■ **Problem description**: Scan the data. Collect each line that contains the word "chart".

-- BEGIN --

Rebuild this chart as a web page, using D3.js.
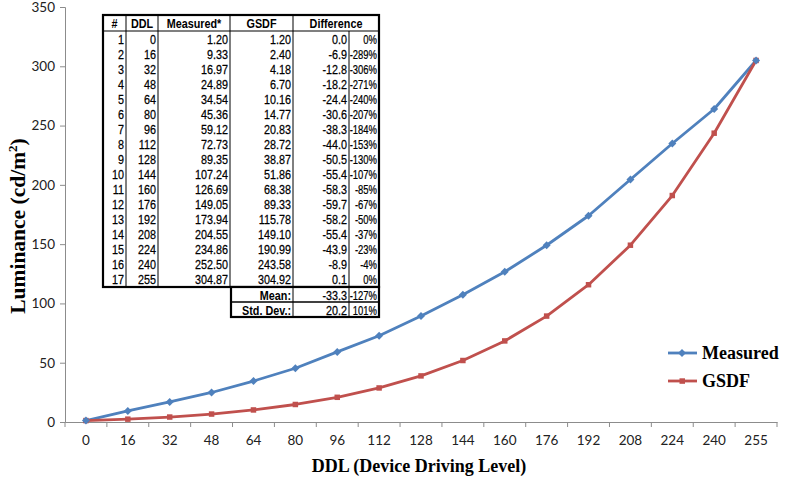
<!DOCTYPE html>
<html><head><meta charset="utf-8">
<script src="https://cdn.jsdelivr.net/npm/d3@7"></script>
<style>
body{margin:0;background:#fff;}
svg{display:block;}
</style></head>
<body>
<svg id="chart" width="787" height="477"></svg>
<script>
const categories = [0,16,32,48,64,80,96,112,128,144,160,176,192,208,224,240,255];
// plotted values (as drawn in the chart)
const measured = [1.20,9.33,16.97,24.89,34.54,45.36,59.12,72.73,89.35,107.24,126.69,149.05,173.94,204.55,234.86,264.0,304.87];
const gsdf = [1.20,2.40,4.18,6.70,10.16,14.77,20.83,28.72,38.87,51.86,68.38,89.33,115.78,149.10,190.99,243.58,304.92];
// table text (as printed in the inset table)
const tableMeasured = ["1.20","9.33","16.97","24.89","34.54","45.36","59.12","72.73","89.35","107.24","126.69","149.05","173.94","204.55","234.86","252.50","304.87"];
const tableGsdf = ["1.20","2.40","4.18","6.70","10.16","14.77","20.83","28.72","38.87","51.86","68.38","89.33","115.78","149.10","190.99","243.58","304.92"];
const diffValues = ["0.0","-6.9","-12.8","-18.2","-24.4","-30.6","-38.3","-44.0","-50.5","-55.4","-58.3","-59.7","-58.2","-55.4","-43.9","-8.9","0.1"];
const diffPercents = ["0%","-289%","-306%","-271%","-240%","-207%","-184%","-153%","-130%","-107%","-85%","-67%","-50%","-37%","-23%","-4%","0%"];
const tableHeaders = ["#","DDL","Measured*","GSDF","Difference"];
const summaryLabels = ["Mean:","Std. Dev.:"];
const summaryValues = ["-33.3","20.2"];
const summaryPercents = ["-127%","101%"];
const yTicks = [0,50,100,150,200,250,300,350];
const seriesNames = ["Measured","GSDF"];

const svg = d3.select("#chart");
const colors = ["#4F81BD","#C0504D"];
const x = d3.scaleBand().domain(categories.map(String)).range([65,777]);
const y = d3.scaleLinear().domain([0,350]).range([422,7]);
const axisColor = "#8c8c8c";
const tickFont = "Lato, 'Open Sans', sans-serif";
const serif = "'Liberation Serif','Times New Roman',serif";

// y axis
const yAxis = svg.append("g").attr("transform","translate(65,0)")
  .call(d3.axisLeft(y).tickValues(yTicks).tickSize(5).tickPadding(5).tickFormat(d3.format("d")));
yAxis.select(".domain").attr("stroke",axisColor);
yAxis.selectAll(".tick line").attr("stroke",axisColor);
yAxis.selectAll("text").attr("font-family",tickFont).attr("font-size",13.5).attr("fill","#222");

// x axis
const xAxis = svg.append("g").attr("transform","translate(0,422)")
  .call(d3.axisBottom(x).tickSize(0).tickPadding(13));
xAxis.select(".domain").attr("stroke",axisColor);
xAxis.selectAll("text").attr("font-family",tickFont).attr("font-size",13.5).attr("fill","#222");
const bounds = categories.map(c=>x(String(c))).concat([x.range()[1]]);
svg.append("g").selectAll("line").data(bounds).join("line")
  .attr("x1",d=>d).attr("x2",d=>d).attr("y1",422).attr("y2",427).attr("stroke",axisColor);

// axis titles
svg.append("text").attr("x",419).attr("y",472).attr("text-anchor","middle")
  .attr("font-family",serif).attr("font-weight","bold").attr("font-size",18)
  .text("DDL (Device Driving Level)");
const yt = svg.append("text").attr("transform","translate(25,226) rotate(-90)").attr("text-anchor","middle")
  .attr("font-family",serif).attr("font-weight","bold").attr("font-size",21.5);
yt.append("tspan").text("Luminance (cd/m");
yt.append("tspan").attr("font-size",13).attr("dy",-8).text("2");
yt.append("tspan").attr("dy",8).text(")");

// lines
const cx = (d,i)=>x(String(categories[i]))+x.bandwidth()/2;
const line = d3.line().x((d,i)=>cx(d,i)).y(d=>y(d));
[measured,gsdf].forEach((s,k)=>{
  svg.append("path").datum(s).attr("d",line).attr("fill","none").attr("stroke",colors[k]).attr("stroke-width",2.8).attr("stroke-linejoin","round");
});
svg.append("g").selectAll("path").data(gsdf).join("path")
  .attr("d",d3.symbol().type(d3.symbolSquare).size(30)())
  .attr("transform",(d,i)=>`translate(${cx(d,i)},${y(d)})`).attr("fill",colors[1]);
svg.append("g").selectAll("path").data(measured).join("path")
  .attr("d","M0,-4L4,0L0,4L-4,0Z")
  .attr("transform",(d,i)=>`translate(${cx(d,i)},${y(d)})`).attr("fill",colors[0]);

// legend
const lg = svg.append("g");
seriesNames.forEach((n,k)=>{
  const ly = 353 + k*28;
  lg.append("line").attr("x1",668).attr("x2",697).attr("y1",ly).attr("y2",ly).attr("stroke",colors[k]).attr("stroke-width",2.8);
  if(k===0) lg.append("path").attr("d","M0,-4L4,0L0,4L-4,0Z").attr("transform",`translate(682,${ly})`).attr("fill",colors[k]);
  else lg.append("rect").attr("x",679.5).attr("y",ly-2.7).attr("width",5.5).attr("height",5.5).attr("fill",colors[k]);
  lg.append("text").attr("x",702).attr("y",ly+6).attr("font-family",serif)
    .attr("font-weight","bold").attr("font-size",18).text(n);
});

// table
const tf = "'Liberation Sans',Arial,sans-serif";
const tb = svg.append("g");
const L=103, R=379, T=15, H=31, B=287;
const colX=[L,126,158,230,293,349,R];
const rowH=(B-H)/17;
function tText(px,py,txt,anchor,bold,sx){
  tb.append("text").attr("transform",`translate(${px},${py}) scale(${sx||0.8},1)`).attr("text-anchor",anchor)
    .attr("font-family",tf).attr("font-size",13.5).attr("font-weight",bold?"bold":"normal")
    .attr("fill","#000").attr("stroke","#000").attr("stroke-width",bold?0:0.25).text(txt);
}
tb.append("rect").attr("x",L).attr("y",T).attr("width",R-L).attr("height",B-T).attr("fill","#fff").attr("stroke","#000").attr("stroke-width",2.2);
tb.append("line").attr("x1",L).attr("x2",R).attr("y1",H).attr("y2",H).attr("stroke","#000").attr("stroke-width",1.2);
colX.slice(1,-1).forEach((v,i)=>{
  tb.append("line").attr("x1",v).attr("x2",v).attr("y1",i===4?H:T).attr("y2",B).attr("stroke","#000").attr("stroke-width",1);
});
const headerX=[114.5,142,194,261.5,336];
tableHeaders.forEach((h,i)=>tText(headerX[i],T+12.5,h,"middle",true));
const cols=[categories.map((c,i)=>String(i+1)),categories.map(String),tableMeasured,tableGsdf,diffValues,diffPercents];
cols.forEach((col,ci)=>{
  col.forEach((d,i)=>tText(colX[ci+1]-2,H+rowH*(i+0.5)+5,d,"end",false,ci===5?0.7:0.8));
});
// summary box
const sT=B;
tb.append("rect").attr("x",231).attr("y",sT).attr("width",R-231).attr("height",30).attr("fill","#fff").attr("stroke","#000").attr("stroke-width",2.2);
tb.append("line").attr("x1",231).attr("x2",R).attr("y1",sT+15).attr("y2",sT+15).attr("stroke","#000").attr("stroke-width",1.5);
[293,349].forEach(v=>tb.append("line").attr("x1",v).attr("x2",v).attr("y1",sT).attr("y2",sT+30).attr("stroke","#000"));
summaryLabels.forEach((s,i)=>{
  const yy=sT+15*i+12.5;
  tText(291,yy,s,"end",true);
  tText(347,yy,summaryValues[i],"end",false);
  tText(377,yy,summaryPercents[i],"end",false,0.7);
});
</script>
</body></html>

-- END --

■ **Solution below**:
Rebuild this chart as a web page, using D3.js.
<svg id="chart" width="787" height="477"></svg>
// plotted values (as drawn in the chart)
const svg = d3.select("#chart");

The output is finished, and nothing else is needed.